Basic Slurm Commands

Now that you've created and set up the cluster, you will go through some of the commands you'll use to run Llama7b on the cluster.

SLURM

Cloud Shell

SLURM from SchedMD is one of the batch schedulers that you can use in SageMaker HyperPod. For an overview of the SLURM commands, see the SLURM Quick Start User Guide.

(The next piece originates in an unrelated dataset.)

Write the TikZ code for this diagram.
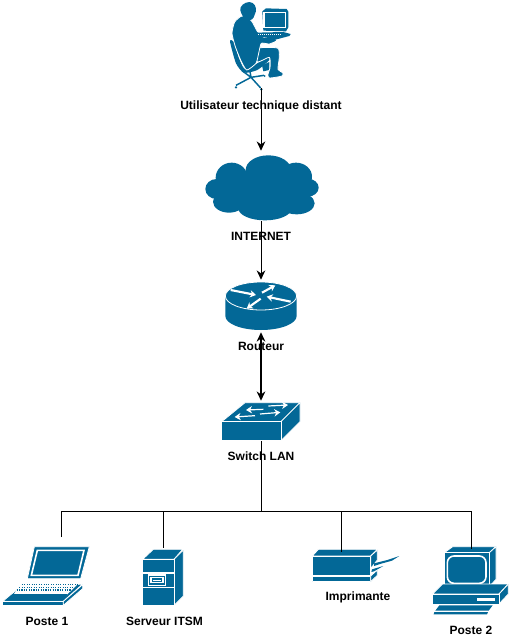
\documentclass[tikz,border=0pt]{standalone}
\usepackage{fontspec}
\setmainfont{Liberation Sans}
\usetikzlibrary{arrows.meta}
\definecolor{ciscoblue}{HTML}{036897}
\tikzset{
  iconbox/.style={inner sep=0pt, minimum width=#1},
  label/.style={font=\fontsize{9}{11}\selectfont\bfseries, inner sep=0pt},
  link/.style={line width=0.75pt},
  trunk/.style={line width=1.2pt},
  tip/.style={-{Stealth[length=7pt,width=6.5pt]}},
  blue/.style={fill=ciscoblue},
  edge/.style={draw=white, line width=0.6pt, line join=round},
  whiteline/.style={draw=white, line width=0.8pt},
  whiteframe/.style={draw=white, line width=1.2pt},
  whitearrow/.style={draw=white, line width=1.6pt, -{Stealth[length=4.5pt,width=5.5pt]}},
}
\begin{document}
\begin{tikzpicture}[x=0.75pt, y=-0.75pt]
    \useasboundingbox (0,0) rectangle (510,636);

    % --- Icon boxes ---
    \node[iconbox=50pt, minimum height=66pt] (utilisateur) at (261,44) {};
    \node[iconbox=85pt, minimum height=52.5pt] (internet) at (261,186) {};
    \node[iconbox=54pt, minimum height=39pt] (routeur) at (261,306) {};
    \node[iconbox=59pt, minimum height=30pt] (switch) at (261,421) {};
    \node[iconbox=40pt, minimum height=45pt] (poste1) at (61.5,567.5) {};
    \node[iconbox=30pt, minimum height=42pt] (serveur) at (163,576) {};
    \node[iconbox=40pt, minimum height=24pt] (imprimante) at (341.5,568) {};
    \node[iconbox=40pt, minimum height=48pt] (poste2) at (471,581) {};
    \coordinate (bus) at (261,511.5);

    % --- Person at desk ---
    \begin{scope}[shift={(170,0)}, scale=1/3]
        % chair back and seat
        \fill[blue] plot[smooth cycle, tension=0.4] coordinates {(180,124) (192,126) (206,172) (224,206) (262,190) (294,168) (298,180) (262,210) (222,218) (198,190)};
        % chair foot
        \draw[draw=ciscoblue, line width=1.1pt] (240,214) -- (243,232) (243,232) -- (198,256) (243,232) -- (272,264) (243,232) -- (282,226) (243,232) -- (216,212);
        \fill[blue] (198,262) circle (4) (274,268) circle (4) (284,228) circle (3);
        \fill[blue] (276,196) -- (298,186) -- (298,210) -- (280,214) -- cycle;
        % leg and foot
        \filldraw[blue, edge] plot[smooth cycle, tension=0.4] coordinates {(258,146) (322,144) (328,170) (324,208) (338,218) (336,228) (298,234) (294,222) (300,204) (298,172) (262,186)};
        % torso and arm
        \filldraw[blue, edge] plot[smooth cycle, tension=0.35] coordinates {(216,48) (244,62) (262,94) (282,112) (312,110) (320,122) (298,132) (274,130) (266,160) (258,190) (230,210) (212,180) (196,140) (186,100) (194,66)};
        % head
        \fill[blue] plot[smooth cycle, tension=0.7] coordinates {(212,22) (228,8) (248,9) (258,26) (254,44) (246,58) (228,60) (214,40)};
        % monitor
        \fill[blue] (277,34) -- (288,25) -- (350,27) -- (355,35) -- (355,82) -- (348,94) -- (280,92) -- cycle;
        \draw[whiteline, fill=ciscoblue] (282,38) rectangle (346,82);
        % keyboard
        \fill[blue] (256,98) -- (340,96) -- (362,102) -- (358,108) -- (320,118) -- (270,110) -- cycle;
        \draw[white, line width=0.5pt, densely dotted] (264,102) -- (336,102);
    \end{scope}

    % --- Cloud ---
    \begin{scope}[shift={(190,140)}, scale=1/3]
        \foreach \cx/\cy/\rx/\ry in {235/90/68/44, 125/113/48/45, 318/110/48/42, 80/147/34/30, 353/143/33/27, 117/185/48/33, 225/205/80/36, 320/190/54/33} {
            \fill[blue] (\cx,\cy) ellipse [x radius=\rx, y radius=\ry];
        }
        \fill[blue] (100,100) rectangle (350,200);
    \end{scope}

    % --- Router ---
    \begin{scope}[shift={(200,270)}, scale=1/3]
        \fill[blue] (76,78) -- (76,138) arc[start angle=180, end angle=360, x radius=107, y radius=-42] -- (290,78) -- cycle;
        \fill[blue, draw=white, line width=0.6pt] (183,78) ellipse (107 and 42);
        \draw[whitearrow] (92,60) -- (168,75);
        \draw[whitearrow] (186,68) -- (226,46);
        \draw[whitearrow] (272,95) -- (200,80);
        \draw[whitearrow] (182,86) -- (140,116);
    \end{scope}

    % --- Switch ---
    \begin{scope}[shift={(200,270)}, scale=1/3]
        \filldraw[blue, edge] (65,455) -- (135,398) -- (300,398) -- (243,455) -- cycle;
        \filldraw[blue, edge] (243,455) -- (300,398) -- (300,455) -- (243,512) -- cycle;
        \filldraw[blue, edge] (65,455) rectangle (243,512);
        \begin{scope}[whitearrow/.append style={line width=0.9pt}]
            \draw[whitearrow] (190,418) -- (138,420);
            \draw[whitearrow] (205,408) -- (264,405);
            \draw[whitearrow] (165,437) -- (104,441);
            \draw[whitearrow] (180,432) -- (241,427);
        \end{scope}
    \end{scope}

    % --- Laptop ---
    \begin{scope}[shift={(0,500)}, scale=1/3]
        \filldraw[blue, edge] (103,140) -- (268,140) -- (242,236) -- (82,236) -- cycle;
        \draw[whiteframe] (112,151) -- (252,151) -- (234,226) -- (94,226) -- cycle;
        \filldraw[blue, edge] (8,304) -- (52,268) -- (248,252) -- (190,304) -- cycle;
        \fill[white] (62,250) -- (240,246) -- (200,285) -- (40,285) -- cycle;
        \foreach \ypos/\xa/\xb in {254/66/232, 262/58/224, 270/50/214} {
            \draw[draw=ciscoblue, line width=0.8pt, densely dotted] (\xa,\ypos) -- (\xb,\ypos);
        }
        \fill[blue] (38,282) -- (202,282) -- (190,302) -- (16,302) -- cycle;
        \filldraw[blue, edge] (8,304) rectangle (190,316);
        \filldraw[blue, edge] (190,304) -- (248,254) -- (248,266) -- (190,316) -- cycle;
    \end{scope}

    % --- Server ---
    \begin{scope}[shift={(0,500)}, scale=1/3]
        \filldraw[blue, edge] (428,178) -- (460,148) -- (548,148) -- (522,178) -- cycle;
        \filldraw[blue, edge] (522,178) -- (550,150) -- (550,288) -- (522,316) -- cycle;
        \filldraw[blue, edge] (428,178) rectangle (522,316);
        \draw[whiteline] (428,219) -- (522,219) (428,263) -- (522,263);
        \draw[whiteline] (445,225) rectangle (497,256);
        \draw[whiteline] (453,232) rectangle (489,248);
        \draw[white, line width=0.4pt] (458,240) -- (484,240);
    \end{scope}

    % --- Printer ---
    \begin{scope}[shift={(300,500)}, scale=1/3]
        \filldraw[blue, edge] (37,168) -- (55,148) -- (232,148) -- (212,168) -- cycle;
        \filldraw[blue, edge] (212,168) -- (232,150) -- (232,180) -- (212,206) -- cycle;
        \filldraw[blue, edge] (37,168) rectangle (212,226);
        \filldraw[blue, edge] (37,228) rectangle (212,245);
        \filldraw[blue, edge] (212,228) -- (232,210) -- (232,226) -- (212,245) -- cycle;
        \fill[blue] (222,190) -- (262,180) -- (298,168) -- (276,182) -- (240,192) -- (222,198) -- cycle;
        \fill[blue] (216,208) -- (250,198) -- (222,214) -- (214,216) -- cycle;
    \end{scope}

    % --- Desktop ---
    \begin{scope}[shift={(300,500)}, scale=1/3]
        \filldraw[blue, edge] (433,158) -- (458,140) -- (588,140) -- (568,158) -- cycle;
        \filldraw[blue, edge] (568,158) -- (588,140) -- (588,238) -- (568,260) -- cycle;
        \filldraw[blue, edge] (433,158) rectangle (568,260);
        \draw[whiteframe, rounded corners=5pt] (442,168) rectangle (558,250);
        \filldraw[blue, edge] (398,282) -- (428,252) -- (625,252) -- (597,282) -- cycle;
        \filldraw[blue, edge] (597,282) -- (625,252) -- (625,282) -- (597,312) -- cycle;
        \filldraw[blue, edge] (398,282) rectangle (597,312);
        \fill[white] (532,295) rectangle (585,302);
        \fill[blue] (418,316) -- (578,316) -- (566,332) -- (406,332) -- cycle;
        \fill[blue] (403,336) -- (564,336) -- (561,343) -- (401,343) -- cycle;
    \end{scope}

    % --- Links ---
    \draw[link, tip] (utilisateur.south) -- (internet.north);
    \draw[link, tip] (internet.south) -- (routeur.north);
    \draw[trunk, {Stealth[length=7pt,width=6.5pt]}-{Stealth[length=7pt,width=6.5pt]}] (routeur.south) -- (switch.north);
    \draw[link] (switch.south) -- (bus);
    \draw[link] (poste1.north) |- (bus) -| (poste2.north);
    \draw[link] (serveur.north) |- (bus);
    \draw[link] (imprimante.north) |- (bus);

    % --- Labels ---
    \node[label] (lblutilisateur) at (261,106) {Utilisateur technique distant};
    \node[label] (lblinternet) at (261,236) {INTERNET};
    \node[label] (lblrouteur) at (261,346) {Routeur};
    \node[label] (lblswitch) at (261,456) {Switch LAN};
    \node[label] (lblposte1) at (47,621) {Poste 1};
    \node[label] (lblserveur) at (164.5,621) {Serveur ITSM};
    \node[label] (lblimprimante) at (358,597.5) {Imprimante};
    \node[label] (lblposte2) at (471,630.5) {Poste 2};
\end{tikzpicture}
\end{document}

  • List existing partitions and nodes per partition. Running sinfo shows the partition we created. Initially you will see the node in state idle, this means no jobs are running. When you submit a job, the instance will go into state alloc meaning it's currently completely allocated, or mix meaning some but not all cores are allocated.
StateDescription
idleInstance is not running any jobs but is available.
mixInstance is partially allocated.
allocInstance is completely allocated.
sinfo
  • List jobs in the queues or running. Obviously, there won't be any since you did not submit anything...yet!
squeue

Shared Filesystems

  • List mounted NFS volumes. A few volumes are shared by the head-node and will be mounted on compute instances when they boot up.

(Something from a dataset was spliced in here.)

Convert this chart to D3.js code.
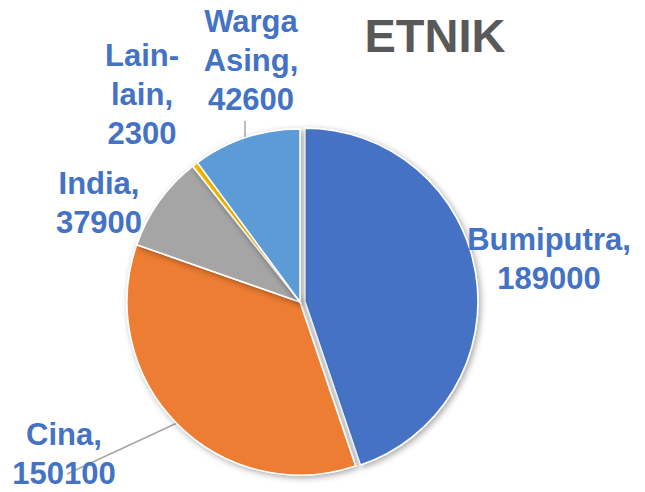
<!DOCTYPE html>
<html>
<head>
<meta charset="utf-8">
<script src="https://cdn.jsdelivr.net/npm/d3@7"></script>
<style>
  body { margin: 0; background: #fff; }
  text { font-family: "Liberation Sans", Arial, sans-serif; font-weight: bold; }
</style>
</head>
<body>
<svg width="645" height="492"></svg>
<script>
// data
var categories = ["Bumiputra", "Cina", "India", "Lain-lain", "Warga Asing"];
var values = [189000, 150100, 37900, 2300, 42600];
var colors = ["#4472C4", "#ED7D31", "#A5A5A5", "#FFC000", "#5B9BD5"];
// label text split across lines
var labelLines = [["Bumiputra,", "189000"], ["Cina,", "150100"], ["India,", "37900"],
                  ["Lain-", "lain,", "2300"], ["Warga", "Asing,", "42600"]];

var data = categories.map(function(c, i) { return {name: c, value: values[i]}; });

var cx = 300, cy = 302, r = 173;
// label anchors (centre x, first baseline y)
var labelPos = [[549, 250], [64, 445], [99, 194], [142, 66], [251, 32]];
var lineH = 39;

var svg = d3.select("svg");

var defs = svg.append("defs");
var f = defs.append("filter").attr("id", "shadow")
    .attr("x", "-20%").attr("y", "-20%").attr("width", "140%").attr("height", "140%");
f.append("feDropShadow").attr("dx", 2).attr("dy", 2).attr("stdDeviation", 3)
    .attr("flood-color", "#000").attr("flood-opacity", 0.35);

var pie = d3.pie().sort(null).value(function(d) { return d.value; });
var arc = d3.arc().innerRadius(0).outerRadius(r);
var arcs = pie(data);

var g = svg.append("g").attr("transform", "translate(" + cx + "," + cy + ")");

// leader lines
g.append("line").attr("x1", 67 - cx).attr("y1", 474 - cy)
    .attr("x2", 177 - cx).attr("y2", 423 - cy)
    .attr("stroke", "#A6A6A6").attr("stroke-width", 1.5);
g.append("line").attr("x1", 245 - cx).attr("y1", 121 - cy)
    .attr("x2", 245 - cx).attr("y2", 138 - cy)
    .attr("stroke", "#A6A6A6").attr("stroke-width", 1.5);

g.selectAll("path").data(arcs).enter().append("path")
    .attr("d", arc)
    .attr("fill", function(d, i) { return colors[i]; })
    .attr("stroke", "#fff").attr("stroke-width", 1.5)
    .attr("filter", "url(#shadow)")
    .attr("transform", function(d, i) {
      if (i !== 0) return null;
      // Bumiputra slice pulled out a little
      var a = (d.startAngle + d.endAngle) / 2, off = 5;
      return "translate(" + (Math.sin(a) * off) + "," + (-Math.cos(a) * off) + ")";
    });

// data labels
arcs.forEach(function(d, i) {
  var t = svg.append("text")
      .attr("text-anchor", "middle")
      .attr("fill", "#4472C4")
      .attr("font-size", 31);
  labelLines[i].forEach(function(s, k) {
    t.append("tspan").attr("x", labelPos[i][0]).attr("y", labelPos[i][1] + k * lineH).text(s);
  });
});

// title
svg.append("text").attr("x", 435).attr("y", 52)
    .attr("text-anchor", "middle").attr("fill", "#595959")
    .attr("font-size", 47).text("ETNIK");
</script>
</body>
</html>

You can see network mount filesystems, such as the /fsx FSx Lustre filesystem that was mounted on the cluster by running df -h:

df -h
Filesystem                 Size  Used Avail Use% Mounted on
/dev/root 146G 59G 87G 41% /
devtmpfs 3.8G 0 3.8G 0% /dev
tmpfs 3.8G 0 3.8G 0% /dev/shm
tmpfs 765M 1.2M 763M 1% /run
tmpfs 5.0M 0 5.0M 0% /run/lock
tmpfs 3.8G 0 3.8G 0% /sys/fs/cgroup
/dev/loop0 56M 56M 0 100% /snap/core18/2066
/dev/loop1 56M 56M 0 100% /snap/core18/2796
/dev/loop4 68M 68M 0 100% /snap/lxd/20326
/dev/loop5 92M 92M 0 100% /snap/lxd/24061
/dev/loop3 64M 64M 0 100% /snap/core20/2015
/dev/loop2 41M 41M 0 100% /snap/snapd/20290
tmpfs 765M 24K 765M 1% /run/user/128
/dev/nvme1n1 500G 711M 500G 1% /opt/sagemaker
10.1.71.197@tcp:/oyuutbev 1.2T 5.5G 1.2T 1% /fsx
tmpfs 765M 4.0K 765M 1% /run/user/1000

SSH to compute nodes

Now let's SSH to the compute nodes, this allows you to test code on GPU instances quickly without submitting a bash job.

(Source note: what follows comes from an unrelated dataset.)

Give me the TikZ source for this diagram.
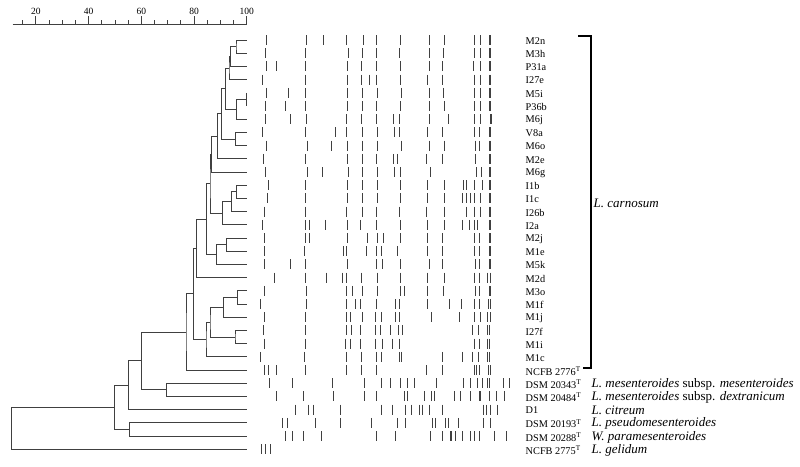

  1. First make sure you're logged into the cluster as ubuntu:
ssh ml-cluster
  1. Now we can ssh into one of the compute nodes!
salloc -N 1
ssh $(srun hostname)

This allocates an interactive node with salloc, then uses srun to grab the hostname and ssh in.

Now that we're familiar with the cluster, we're ready to submit our first job. Before proceeding, make sure you exit to the Head Node:

exit

Run exit one more time to cancel the srun job:

exit
Pro-tip

Note: This is an optional step. If you're confused about which node you're on, this is a great way to check If you have a huge cluster it can be confusing to figure out which node you're on. To make it easier, you can update your bash prompt to reflect if you're on a CONTROLLER or WORKER node.

You can execute the following commands to set the type of the instance CONTROLLER or WORKER in the bash prompt:

echo -e "\n# Show (CONTROLLER) or (WORKER) on the CLI prompt" >> ~/.bashrc
echo 'head_node_ip=$(sudo cat /opt/ml/config/resource_config.json | jq '"'"'.InstanceGroups[] | select(.Name == "controller-machine") | .Instances[0].CustomerIpAddress'"'"' | tr -d '"'"'"'"'"')' >> ~/.bashrc
echo 'if [ $(hostname -I | awk '"'"'{print $1}'"'"') = $head_node_ip ]; then PS1="(CONTROLLER) ${PS1}"; else PS1="(WORKER) ${PS1}"; fi' >> ~/.bashrc

Next source ~/.bashrc:

source ~/.bashrc

Voila, you should now see (CONTROLLER) or (WORKER) on the cli prompt.